How to approach B2B AI integration without creating new risk
Start with process selection, not model selection. Choose workflows with clear operational drag and enough structure to support controlled automation. Good candidates often sit in order management, finance operations, customer support, procurement, or internal IT service processes. These areas usually involve repetitive system interactions, rules-based decisions, and costly manual coordination.
Then map the systems involved. Identify where the source data lives, which actions the AI agent must perform, and which steps require human review. This sounds basic, but it prevents one of the biggest enterprise mistakes: deploying AI before defining the actual system boundaries of the task.
Next, define the control model. Who can authorize agent actions? What data can be accessed? Which outputs need approval? What should be logged? The answers should be built into the platform layer, not left to individual teams to improvise. Governance works when it is part of the architecture.
Finally, measure outcomes in operational terms. Time saved is useful, but not enough on its own. Look at throughput, handling time, exception resolution speed, first-pass accuracy, and process completion rates. The point of B2B AI integration is not to prove that AI can respond. It is to prove that AI can move work faster and with more consistency.
The architecture decision that matters most
For enterprise buyers, the critical decision is not simply buy versus build. It is whether the company has a dedicated integration and control layer for AI execution.
Without that layer, teams often patch together model APIs, workflow tools, custom scripts, and direct system connectors. That can work for a pilot. It usually struggles in production. Monitoring is fragmented, access control becomes inconsistent, and every new use case adds another branch of technical debt.
With a proper platform approach, AI agents connect through a governed framework that standardizes system access, observability, approval flows, and deployment patterns. This is particularly important for companies handling regulated data or operating across multiple business-critical systems. Sovereign deployment options, GDPR-aligned data handling, and full traceability are not edge requirements anymore. For many businesses, they are table stakes.
That is why infrastructure providers such as apichap are gaining attention. They address the missing middle layer between AI models and enterprise operations: the place where integration, execution, and control actually happen.
What measurable results look like
The strongest AI programs do not start by promising transformation across the whole business. They start by removing friction from defined operational paths.
In a manufacturing environment, that might mean reducing the time required to process supplier updates across ERP and procurement systems. In logistics, it may be the automated handling of shipment exceptions using data from TMS, CRM, and customer communication channels. In finance, it could be faster reconciliation support, exception analysis, or claims handling with every action logged and reviewable.

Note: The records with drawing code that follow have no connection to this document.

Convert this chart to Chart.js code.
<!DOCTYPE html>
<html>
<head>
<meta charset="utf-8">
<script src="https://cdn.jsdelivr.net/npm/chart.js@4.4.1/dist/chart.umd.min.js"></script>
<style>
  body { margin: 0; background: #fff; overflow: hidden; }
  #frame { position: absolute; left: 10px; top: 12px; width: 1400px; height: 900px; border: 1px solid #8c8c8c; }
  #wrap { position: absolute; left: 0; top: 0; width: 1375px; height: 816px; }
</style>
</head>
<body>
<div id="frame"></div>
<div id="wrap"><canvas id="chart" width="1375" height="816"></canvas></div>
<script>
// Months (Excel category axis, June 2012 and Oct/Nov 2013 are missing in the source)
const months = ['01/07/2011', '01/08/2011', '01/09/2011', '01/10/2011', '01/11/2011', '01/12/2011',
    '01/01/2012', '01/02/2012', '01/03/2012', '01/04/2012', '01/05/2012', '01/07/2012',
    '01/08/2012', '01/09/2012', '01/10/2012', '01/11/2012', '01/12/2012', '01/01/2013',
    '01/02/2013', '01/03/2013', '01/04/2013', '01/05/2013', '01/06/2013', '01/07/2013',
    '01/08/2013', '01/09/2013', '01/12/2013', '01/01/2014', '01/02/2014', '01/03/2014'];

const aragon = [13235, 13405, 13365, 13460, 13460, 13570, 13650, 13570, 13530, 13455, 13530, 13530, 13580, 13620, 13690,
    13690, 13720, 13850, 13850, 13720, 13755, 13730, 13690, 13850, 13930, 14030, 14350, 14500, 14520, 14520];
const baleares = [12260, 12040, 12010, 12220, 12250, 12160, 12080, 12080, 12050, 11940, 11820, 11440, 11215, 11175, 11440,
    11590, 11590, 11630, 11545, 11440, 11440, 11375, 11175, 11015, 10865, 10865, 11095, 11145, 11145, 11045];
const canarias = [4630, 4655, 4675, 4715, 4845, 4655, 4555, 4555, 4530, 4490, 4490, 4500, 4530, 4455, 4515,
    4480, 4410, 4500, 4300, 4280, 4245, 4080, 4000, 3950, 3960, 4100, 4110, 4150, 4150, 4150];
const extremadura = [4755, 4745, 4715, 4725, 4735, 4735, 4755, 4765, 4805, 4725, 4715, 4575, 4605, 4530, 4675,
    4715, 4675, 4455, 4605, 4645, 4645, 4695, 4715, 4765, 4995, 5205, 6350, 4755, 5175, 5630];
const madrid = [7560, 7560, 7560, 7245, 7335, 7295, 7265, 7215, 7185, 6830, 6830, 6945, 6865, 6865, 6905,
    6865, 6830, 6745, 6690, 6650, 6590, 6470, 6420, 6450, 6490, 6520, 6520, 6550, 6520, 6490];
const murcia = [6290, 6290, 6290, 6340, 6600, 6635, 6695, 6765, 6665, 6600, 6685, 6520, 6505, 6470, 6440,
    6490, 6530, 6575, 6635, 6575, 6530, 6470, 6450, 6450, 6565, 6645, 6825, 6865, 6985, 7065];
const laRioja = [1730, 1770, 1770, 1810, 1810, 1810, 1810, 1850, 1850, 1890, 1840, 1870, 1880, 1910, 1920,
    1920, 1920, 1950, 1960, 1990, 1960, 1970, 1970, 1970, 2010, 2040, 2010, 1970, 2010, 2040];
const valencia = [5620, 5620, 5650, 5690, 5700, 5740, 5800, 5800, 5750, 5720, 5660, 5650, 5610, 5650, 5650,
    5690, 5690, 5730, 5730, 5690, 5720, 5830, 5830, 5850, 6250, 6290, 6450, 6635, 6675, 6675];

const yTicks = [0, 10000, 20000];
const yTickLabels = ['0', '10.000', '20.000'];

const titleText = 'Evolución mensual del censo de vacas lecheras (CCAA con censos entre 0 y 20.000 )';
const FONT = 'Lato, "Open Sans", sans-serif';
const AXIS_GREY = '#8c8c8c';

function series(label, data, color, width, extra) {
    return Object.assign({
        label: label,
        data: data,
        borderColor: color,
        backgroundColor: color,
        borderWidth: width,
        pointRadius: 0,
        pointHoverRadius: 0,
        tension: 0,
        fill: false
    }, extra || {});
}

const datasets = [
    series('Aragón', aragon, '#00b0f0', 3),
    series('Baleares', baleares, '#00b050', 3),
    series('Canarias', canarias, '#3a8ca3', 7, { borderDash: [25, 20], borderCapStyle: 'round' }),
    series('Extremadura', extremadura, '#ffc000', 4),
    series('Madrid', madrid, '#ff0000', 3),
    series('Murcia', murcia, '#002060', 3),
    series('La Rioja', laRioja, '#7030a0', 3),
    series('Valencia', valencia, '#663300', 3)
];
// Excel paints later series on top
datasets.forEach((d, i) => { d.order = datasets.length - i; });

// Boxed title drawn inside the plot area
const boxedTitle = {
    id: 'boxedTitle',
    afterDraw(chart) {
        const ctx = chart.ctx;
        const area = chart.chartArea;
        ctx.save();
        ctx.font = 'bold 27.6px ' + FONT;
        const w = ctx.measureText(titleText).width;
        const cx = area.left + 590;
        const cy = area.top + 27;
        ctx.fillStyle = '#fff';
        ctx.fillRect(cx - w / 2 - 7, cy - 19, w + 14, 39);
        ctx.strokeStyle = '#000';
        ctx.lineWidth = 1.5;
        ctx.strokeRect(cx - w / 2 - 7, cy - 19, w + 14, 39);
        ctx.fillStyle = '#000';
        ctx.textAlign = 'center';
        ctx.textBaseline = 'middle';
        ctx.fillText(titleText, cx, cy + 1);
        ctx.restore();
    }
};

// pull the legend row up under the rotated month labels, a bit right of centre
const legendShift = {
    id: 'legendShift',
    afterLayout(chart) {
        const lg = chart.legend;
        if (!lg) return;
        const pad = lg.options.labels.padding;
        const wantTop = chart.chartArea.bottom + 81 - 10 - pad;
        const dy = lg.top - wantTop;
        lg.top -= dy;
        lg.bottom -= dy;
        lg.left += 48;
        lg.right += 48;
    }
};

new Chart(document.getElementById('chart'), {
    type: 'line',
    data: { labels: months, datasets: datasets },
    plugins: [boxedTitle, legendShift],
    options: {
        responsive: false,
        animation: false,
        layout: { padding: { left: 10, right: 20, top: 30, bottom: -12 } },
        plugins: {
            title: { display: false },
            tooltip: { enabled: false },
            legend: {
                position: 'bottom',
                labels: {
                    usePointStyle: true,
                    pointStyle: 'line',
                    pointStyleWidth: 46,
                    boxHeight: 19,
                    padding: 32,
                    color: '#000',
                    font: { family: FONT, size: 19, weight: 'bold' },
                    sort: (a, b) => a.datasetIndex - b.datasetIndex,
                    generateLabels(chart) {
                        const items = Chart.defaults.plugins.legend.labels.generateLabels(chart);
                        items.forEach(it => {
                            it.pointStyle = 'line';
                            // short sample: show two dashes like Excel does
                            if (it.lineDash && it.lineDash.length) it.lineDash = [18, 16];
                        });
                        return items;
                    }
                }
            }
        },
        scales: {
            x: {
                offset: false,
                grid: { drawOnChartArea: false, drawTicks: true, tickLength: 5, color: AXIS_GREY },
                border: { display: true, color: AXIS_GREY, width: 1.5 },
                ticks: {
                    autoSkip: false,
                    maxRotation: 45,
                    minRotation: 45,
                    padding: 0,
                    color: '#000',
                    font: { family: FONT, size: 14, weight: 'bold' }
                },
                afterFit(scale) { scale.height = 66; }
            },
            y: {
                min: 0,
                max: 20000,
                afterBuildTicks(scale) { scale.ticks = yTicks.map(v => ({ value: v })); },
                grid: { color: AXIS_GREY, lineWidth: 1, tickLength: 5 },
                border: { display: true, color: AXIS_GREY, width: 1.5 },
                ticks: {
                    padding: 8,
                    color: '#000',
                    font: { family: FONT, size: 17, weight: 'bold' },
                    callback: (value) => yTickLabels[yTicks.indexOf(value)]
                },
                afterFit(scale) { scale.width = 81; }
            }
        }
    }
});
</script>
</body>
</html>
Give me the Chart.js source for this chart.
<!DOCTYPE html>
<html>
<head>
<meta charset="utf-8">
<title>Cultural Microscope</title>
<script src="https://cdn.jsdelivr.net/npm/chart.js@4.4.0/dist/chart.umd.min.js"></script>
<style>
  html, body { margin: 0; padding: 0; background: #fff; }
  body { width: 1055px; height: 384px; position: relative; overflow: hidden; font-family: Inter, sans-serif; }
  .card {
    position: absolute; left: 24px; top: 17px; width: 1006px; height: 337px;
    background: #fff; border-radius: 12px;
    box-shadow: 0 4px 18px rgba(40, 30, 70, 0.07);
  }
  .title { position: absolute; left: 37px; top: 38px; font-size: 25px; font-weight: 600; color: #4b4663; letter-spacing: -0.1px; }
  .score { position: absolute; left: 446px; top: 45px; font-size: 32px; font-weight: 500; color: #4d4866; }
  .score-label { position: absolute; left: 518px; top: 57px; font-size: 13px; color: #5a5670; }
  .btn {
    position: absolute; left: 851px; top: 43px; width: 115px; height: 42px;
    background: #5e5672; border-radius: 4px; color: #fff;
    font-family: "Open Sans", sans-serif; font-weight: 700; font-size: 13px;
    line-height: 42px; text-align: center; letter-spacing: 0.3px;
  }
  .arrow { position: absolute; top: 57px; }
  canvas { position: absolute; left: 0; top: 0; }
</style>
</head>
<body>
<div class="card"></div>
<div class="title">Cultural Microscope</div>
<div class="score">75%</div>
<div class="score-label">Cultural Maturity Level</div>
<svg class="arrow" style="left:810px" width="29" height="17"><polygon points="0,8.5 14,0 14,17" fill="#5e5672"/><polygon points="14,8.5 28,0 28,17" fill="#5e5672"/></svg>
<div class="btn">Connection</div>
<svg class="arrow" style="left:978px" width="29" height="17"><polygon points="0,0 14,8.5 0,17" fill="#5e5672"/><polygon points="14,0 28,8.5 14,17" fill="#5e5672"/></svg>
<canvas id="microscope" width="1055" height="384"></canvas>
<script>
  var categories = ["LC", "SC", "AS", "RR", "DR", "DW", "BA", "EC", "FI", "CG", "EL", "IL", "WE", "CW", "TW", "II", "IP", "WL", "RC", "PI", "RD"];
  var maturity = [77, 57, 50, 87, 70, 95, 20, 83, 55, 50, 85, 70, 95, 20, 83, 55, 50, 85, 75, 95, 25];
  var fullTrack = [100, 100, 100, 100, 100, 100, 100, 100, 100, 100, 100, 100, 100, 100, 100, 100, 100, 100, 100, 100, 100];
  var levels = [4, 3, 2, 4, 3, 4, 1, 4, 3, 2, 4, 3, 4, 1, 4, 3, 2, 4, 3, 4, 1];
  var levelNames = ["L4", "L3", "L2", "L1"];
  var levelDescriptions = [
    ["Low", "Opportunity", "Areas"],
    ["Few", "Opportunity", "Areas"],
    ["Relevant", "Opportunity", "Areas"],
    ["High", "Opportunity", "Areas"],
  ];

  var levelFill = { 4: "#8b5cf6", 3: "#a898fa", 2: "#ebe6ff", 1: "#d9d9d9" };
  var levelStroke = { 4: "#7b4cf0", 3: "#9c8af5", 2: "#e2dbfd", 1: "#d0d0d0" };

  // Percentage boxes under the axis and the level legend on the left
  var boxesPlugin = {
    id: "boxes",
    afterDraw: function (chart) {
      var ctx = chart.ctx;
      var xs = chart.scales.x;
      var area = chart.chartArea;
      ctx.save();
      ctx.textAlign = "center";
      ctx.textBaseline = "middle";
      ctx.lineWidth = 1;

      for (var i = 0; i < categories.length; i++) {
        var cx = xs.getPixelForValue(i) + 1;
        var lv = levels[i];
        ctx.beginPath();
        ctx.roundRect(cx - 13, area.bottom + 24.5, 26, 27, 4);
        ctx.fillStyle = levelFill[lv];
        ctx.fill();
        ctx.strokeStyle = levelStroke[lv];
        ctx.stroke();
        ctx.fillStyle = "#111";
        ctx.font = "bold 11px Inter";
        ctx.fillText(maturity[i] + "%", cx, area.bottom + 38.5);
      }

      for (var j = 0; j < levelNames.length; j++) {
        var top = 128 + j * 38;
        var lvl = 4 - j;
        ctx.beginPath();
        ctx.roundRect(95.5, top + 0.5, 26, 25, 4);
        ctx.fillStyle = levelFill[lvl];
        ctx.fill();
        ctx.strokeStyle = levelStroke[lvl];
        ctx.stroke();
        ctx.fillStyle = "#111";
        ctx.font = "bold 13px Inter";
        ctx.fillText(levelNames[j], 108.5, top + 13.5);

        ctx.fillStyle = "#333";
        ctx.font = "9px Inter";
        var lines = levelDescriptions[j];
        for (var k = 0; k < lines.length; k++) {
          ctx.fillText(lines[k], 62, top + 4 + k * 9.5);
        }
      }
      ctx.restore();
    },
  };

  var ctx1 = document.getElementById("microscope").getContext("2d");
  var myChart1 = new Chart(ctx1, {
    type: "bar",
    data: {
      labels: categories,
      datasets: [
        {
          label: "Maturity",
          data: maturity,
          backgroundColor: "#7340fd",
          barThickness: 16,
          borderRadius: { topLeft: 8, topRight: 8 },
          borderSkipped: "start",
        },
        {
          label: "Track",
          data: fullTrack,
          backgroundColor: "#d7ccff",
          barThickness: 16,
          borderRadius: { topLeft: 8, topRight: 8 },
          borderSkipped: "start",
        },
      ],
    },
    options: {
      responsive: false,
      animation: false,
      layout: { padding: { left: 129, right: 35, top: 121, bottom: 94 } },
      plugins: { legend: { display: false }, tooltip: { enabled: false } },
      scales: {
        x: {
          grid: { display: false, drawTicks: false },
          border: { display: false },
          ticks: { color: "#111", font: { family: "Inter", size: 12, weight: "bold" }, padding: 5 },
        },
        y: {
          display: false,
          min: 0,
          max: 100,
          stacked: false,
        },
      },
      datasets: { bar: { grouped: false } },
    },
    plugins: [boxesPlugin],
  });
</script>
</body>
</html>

The pattern is consistent. Real value appears when AI is close to the transaction layer of the business and when the surrounding controls are strong enough to support production use. That is what shortens cycle times, reduces manual rework, and improves service levels without increasing governance risk.
There is a trade-off, though. The more critical the process, the more carefully permissions and approval logic must be designed. Full automation is not always the right first step. In many cases, a human-in-the-loop model is the fastest path to trust and measurable results in weeks. Once reliability is proven, automation depth can expand.
What leaders should ask before they invest
A useful internal test is simple: can your AI strategy explain how an agent will interact with SAP, Salesforce, Oracle, Microsoft tools, internal APIs, and document repositories under full policy control? If not, the strategy may still be at the demo stage.
Leaders should also ask whether the organization can audit every meaningful agent action, keep data within required hosting boundaries, and switch models without rebuilding process logic. If those answers are unclear, the risk is not theoretical. It will show up later as delays, rework, and resistance from security, compliance, and operations.
The companies getting ahead are not the ones with the most AI experiments. They are the ones building a reliable path from model intelligence to system execution. They understand that enterprise AI is an infrastructure decision before it becomes a productivity story.
The real work starts with integration
The next phase of AI adoption will not be won by better demos. It will be won by companies that can put AI to work inside the systems that run the business, with no black boxes and no loss of control. That is where B2B AI integration stops being a technical project and starts producing real outcomes.